Falco also raises some interesting counterpoints to the Titan argument, such as how it’s just as much of a death sentence as it is an honor. He’s bullied into submission for this dissent, but it’s another valid point made against Titans. Alternatively, “Midnight Train” also has a real interest in the memory transfer concept of Titan inheritance. It addresses new fears and imperfections in the area. In the past Titan consumption has been looked at as a way to gain additional power, but here it’s viewed more as a way to access or transfer dead information and live forever, so to speak.
It’s also worth pointing out that “Midnight Train” is directed by Daisuke Tokudo, who hasn’t helmed an episode of the anime since Attack on Titan’s very first season. “Midnight Train” certainly matches the action of last week’s premiere, but it’s somewhat fitting for the series to return to some of the first season’s creative staff as the anime concludes with this parallel piece of storytelling. These new episodes do feel like the show’s first season in many respects. It’s unclear if more of Attack on Titan’s former staff will return for the show’s swan song, but it’s a nice way to bring back some former experts and a source of stability, especially when the anime’s animation studio has changed.

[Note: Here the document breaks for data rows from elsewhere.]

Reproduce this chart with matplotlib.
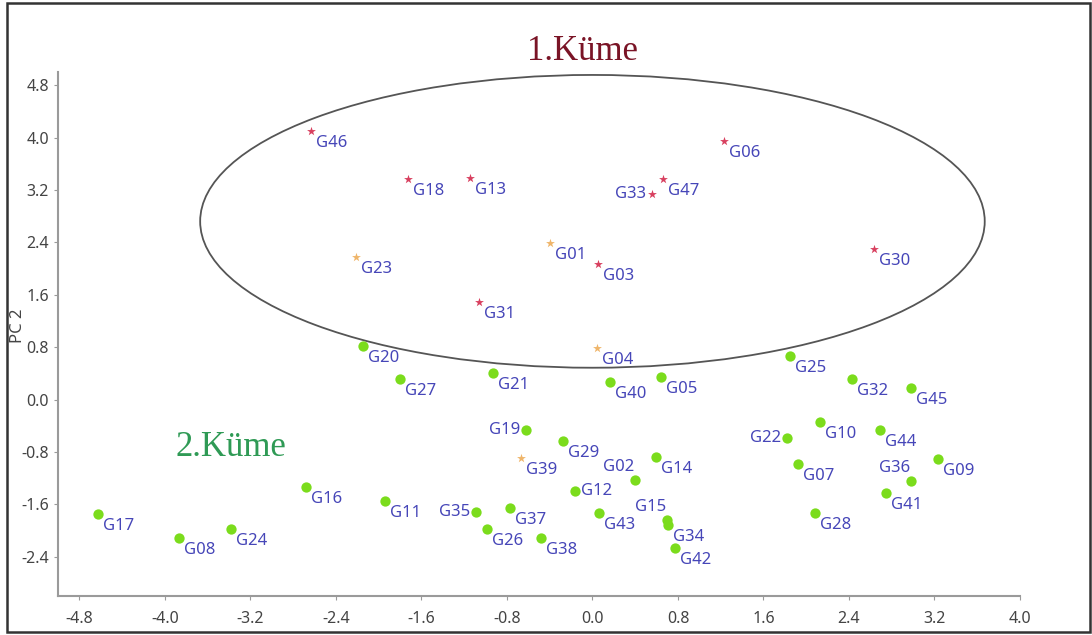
import matplotlib
matplotlib.use("Agg")
import matplotlib.pyplot as plt
from matplotlib.patches import Ellipse, Rectangle

# genotype scores on PC1 / PC2
names = ["G46", "G18", "G13", "G33", "G47", "G06", "G03", "G31", "G30",
         "G23", "G01", "G04", "G39",
         "G20", "G27", "G21", "G40", "G05", "G25", "G32", "G45",
         "G19", "G29", "G14", "G02", "G12", "G22", "G10", "G44", "G07", "G09",
         "G36", "G41", "G28", "G17", "G08", "G24", "G16", "G11", "G35", "G37",
         "G26", "G38", "G43", "G15", "G34", "G42"]
pc1 = [-2.63, -1.73, -1.15, 0.56, 0.66, 1.23, 0.05, -1.06, 2.63,
       -2.21, -0.40, 0.04, -0.67,
       -2.15, -1.80, -0.93, 0.16, 0.64, 1.85, 2.43, 2.98,
       -0.62, -0.28, 0.59, 0.40, -0.16, 1.82, 2.13, 2.69, 1.92, 3.23,
       2.98, 2.75, 2.08, -4.63, -3.87, -3.38, -2.68, -1.94, -1.09, -0.77,
       -0.99, -0.48, 0.06, 0.70, 0.71, 0.77]
pc2 = [4.10, 3.37, 3.38, 3.14, 3.37, 3.95, 2.07, 1.49, 2.30,
       2.18, 2.39, 0.79, -0.90,
       0.82, 0.32, 0.40, 0.26, 0.35, 0.66, 0.32, 0.17,
       -0.47, -0.63, -0.88, -1.23, -1.39, -0.59, -0.34, -0.46, -0.98, -0.91,
       -1.25, -1.43, -1.74, -1.75, -2.12, -1.98, -1.34, -1.55, -1.72, -1.65,
       -1.98, -2.12, -1.74, -1.84, -1.92, -2.26]
# group: r = red star, o = orange star, g = green dot
group = ["r"] * 9 + ["o"] * 4 + ["g"] * 34

left_labels = {"G33", "G19", "G35", "G22"}
upper_labels = {"G02", "G15", "G36"}
right_level = {"G12"}

xticks = [-4.8, -4.0, -3.2, -2.4, -1.6, -0.8, 0.0, 0.8, 1.6, 2.4, 3.2, 4.0]
yticks = [-2.4, -1.6, -0.8, 0.0, 0.8, 1.6, 2.4, 3.2, 4.0, 4.8]

fig = plt.figure(figsize=(10.92, 6.35), dpi=100)
ax = fig.add_axes([58 / 1092, 39 / 635, 962 / 1092, 524 / 635])

styles = {
    "r": dict(marker="*", color="#d8405f", s=45),
    "o": dict(marker="*", color="#efb56a", s=45),
    "g": dict(marker="o", color="#7bdc1c", s=55),
}
for g in ["g", "r", "o"]:
    xs = [x for x, k in zip(pc1, group) if k == g]
    ys = [y for y, k in zip(pc2, group) if k == g]
    ax.scatter(xs, ys, linewidths=0, zorder=3, **styles[g])

for n, x, y in zip(names, pc1, pc2):
    if n in left_labels:
        off, ha = (-6, 0), "right"
    elif n in upper_labels:
        off, ha = (-1, 13), "right"
    elif n in right_level:
        off, ha = (6, 0), "left"
    else:
        off, ha = (5, -12), "left"
    ax.annotate(n, (x, y), textcoords="offset pixels", xytext=off, ha=ha,
                va="center", fontsize=12, color="#4646b8", family="Noto Sans")

ax.add_patch(Ellipse((0.0, 2.72), 7.34, 4.47, fill=False, edgecolor="#555555",
                     lw=1.3, zorder=2))

ax.set_xlim(-5.0, 4.0)
ax.set_ylim(-3.0, 5.0)
ax.set_xticks(xticks)
ax.set_yticks(yticks)
ax.set_xticklabels([f"{v:.1f}" for v in xticks])
ax.set_yticklabels([f"{v:.1f}" for v in yticks])
for sp in ["top", "right"]:
    ax.spines[sp].set_visible(False)
for sp in ["left", "bottom"]:
    ax.spines[sp].set_color("#9a9a9a")
    ax.spines[sp].set_linewidth(1.5)
ax.tick_params(length=3, color="#9a9a9a", labelsize=11.5, labelcolor="#444444")
ax.tick_params(axis="x", pad=8)
for lab in ax.get_xticklabels() + ax.get_yticklabels():
    lab.set_family("Noto Sans")
ax.set_ylabel("PC 2", fontsize=12, color="#444444", family="Noto Sans")
ax.yaxis.set_label_coords(-0.033, 0.515)

fig.text(582 / 1092, 1 - 52 / 635, "1.Küme", ha="center", va="center",
         fontsize=25, color="#7a1426", family="Liberation Serif")
fig.text(175 / 1092, 1 - 447 / 635, "2.Küme", ha="left", va="center",
         fontsize=25, color="#2f9a55", family="Liberation Serif")

fig.patches.append(Rectangle((7 / 1092, 3 / 635), 1083 / 1092, 629 / 635,
                             transform=fig.transFigure, fill=False,
                             edgecolor="#333333", lw=1.8))

fig.savefig("out.png", dpi=100)
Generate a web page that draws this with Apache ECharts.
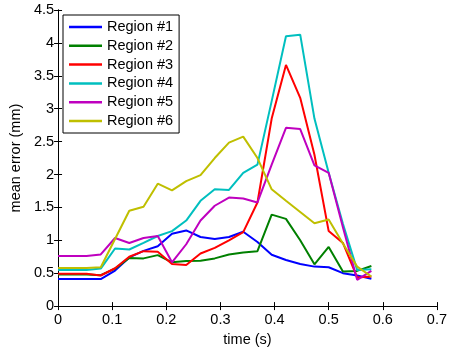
<!DOCTYPE html>
<html><head><meta charset="utf-8">
<script src="https://cdn.jsdelivr.net/npm/echarts@6/dist/echarts.min.js"></script>
<style>html,body{margin:0;padding:0;background:#fff}#c{width:450px;height:352px}</style>
</head><body><div id="c"></div>
<script>
var times = [0, 0.0263, 0.0526, 0.0789, 0.1053, 0.1316, 0.1579, 0.1842, 0.2105, 0.2368, 0.2632, 0.2895, 0.3158, 0.3421, 0.3684, 0.3947, 0.4211, 0.4474, 0.4737, 0.5, 0.5263, 0.5526, 0.5789];
var names = ['Region #1','Region #2','Region #3','Region #4','Region #5','Region #6'];
var colors = ['#0000ff','#008000','#ff0000','#00bfbf','#bf00bf','#bfbf00'];
var region1 = [0.41,0.41,0.41,0.41,0.54,0.74,0.84,0.91,1.10,1.15,1.05,1.02,1.05,1.13,0.975,0.78,0.70,0.64,0.60,0.59,0.50,0.465,0.415];
var region2 = [0.48,0.48,0.48,0.47,0.57,0.73,0.725,0.775,0.665,0.685,0.69,0.725,0.785,0.815,0.835,1.39,1.325,1.0,0.635,0.90,0.525,0.535,0.61];
var region3 = [0.49,0.49,0.49,0.465,0.575,0.75,0.835,0.825,0.64,0.625,0.80,0.885,1.0,1.125,1.575,2.85,3.665,3.165,2.3,1.14,0.96,0.435,0.45];
var region4 = [0.55,0.55,0.55,0.57,0.875,0.86,0.96,1.065,1.14,1.30,1.60,1.775,1.765,2.025,2.15,3.115,4.10,4.125,2.85,2.025,1.25,0.55,0.56];
var region5 = [0.76,0.76,0.76,0.785,1.035,0.96,1.035,1.065,0.665,0.94,1.30,1.525,1.65,1.635,1.575,2.15,2.71,2.69,2.14,2.025,1.2,0.40,0.535];
var region6 = [0.58,0.58,0.58,0.59,1.02,1.45,1.51,1.86,1.76,1.90,1.99,2.25,2.485,2.575,2.25,1.775,1.6,1.43,1.26,1.315,0.95,0.60,0.45];
var xTicks = [0, 0.1, 0.2, 0.3, 0.4, 0.5, 0.6, 0.7];
var yTicks = [0, 0.5, 1, 1.5, 2, 2.5, 3, 3.5, 4, 4.5];

var allData = [region1, region2, region3, region4, region5, region6];
var FONT = 'Liberation Sans, Arial, sans-serif';
var FS = 14.5;
function pairs(vals){ return vals.map(function(v,i){ return [times[i], v]; }); }
var series = names.map(function(n, k){
  return { name: n, type: 'line', data: pairs(allData[k]), showSymbol: false, symbol: 'none',
    lineStyle: { color: colors[k], width: 2 }, itemStyle: { color: colors[k] },
    xAxisIndex: 0, yAxisIndex: 0, animation: false, z: 2 };
});
var axisCommon = {
  axisLine: { show: true, lineStyle: { color: '#000', width: 1 } },
  axisTick: { show: true, inside: true, length: 4, lineStyle: { color: '#000' } },
  splitLine: { show: false }
};
var chart = echarts.init(document.getElementById('c'), null, { renderer: 'canvas' });
chart.setOption({
  animation: false,
  backgroundColor: '#fff',
  grid: { left: 57.3, right: 12.7, top: 10, bottom: 42, containLabel: false },
  legend: {
    orient: 'vertical', left: 63, top: 15,
    data: names,
    backgroundColor: '#fff', borderColor: '#000', borderWidth: 1, borderRadius: 0,
    padding: [4.5, 6, 4.5, 6],
    itemGap: 3.8, itemWidth: 33, itemHeight: 2.5, icon: 'rect',
    textStyle: { fontFamily: FONT, fontSize: FS, color: '#000', lineHeight: 14.5 },
    selectedMode: false
  },
  xAxis: [
    Object.assign({ type: 'value', position: 'bottom', min: 0, max: 0.7, interval: 0.1,
      name: 'time (s)', nameLocation: 'middle', nameGap: 24,
      nameTextStyle: { fontFamily: FONT, fontSize: FS, color: '#000' },
      axisLabel: { fontFamily: FONT, fontSize: FS, color: '#000', margin: 6,
        formatter: function(v){ var t = xTicks.filter(function(x){ return Math.abs(x - v) < 1e-9; }); return t.length ? String(t[0]) : ''; } }
    }, axisCommon),
    Object.assign({ type: 'value', position: 'top', min: 0, max: 0.7, interval: 0.1,
      axisLabel: { show: false } }, axisCommon)
  ],
  yAxis: [
    Object.assign({ type: 'value', position: 'left', min: 0, max: 4.5, interval: 0.5,
      name: 'mean error (mm)', nameLocation: 'middle', nameGap: 25,
      nameTextStyle: { fontFamily: FONT, fontSize: FS, color: '#000' },
      axisLabel: { fontFamily: FONT, fontSize: FS, color: '#000', margin: 4,
        formatter: function(v){ var t = yTicks.filter(function(y){ return Math.abs(y - v) < 1e-9; }); return t.length ? String(t[0]) : ''; } }
    }, axisCommon),
    Object.assign({ type: 'value', position: 'right', min: 0, max: 4.5, interval: 0.5,
      axisLabel: { show: false } }, axisCommon)
  ],
  series: series
});
</script></body></html>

“Midnight Train” gives a better picture of the scope of Attack on Titan’s final season and why the show’s world has such depth to it. It does an even better job with Falco, Gabi, Porco, and the rest of the new characters, but its work with older supporting figures like Zeke and Reiner is even more exciting in certain ways. Character, story, and animation all remain at a high standard. The pacing in “Midnight Train” remains at a comfortable speed that lets this new world breathe, but it also doesn’t feel like it drags its feet.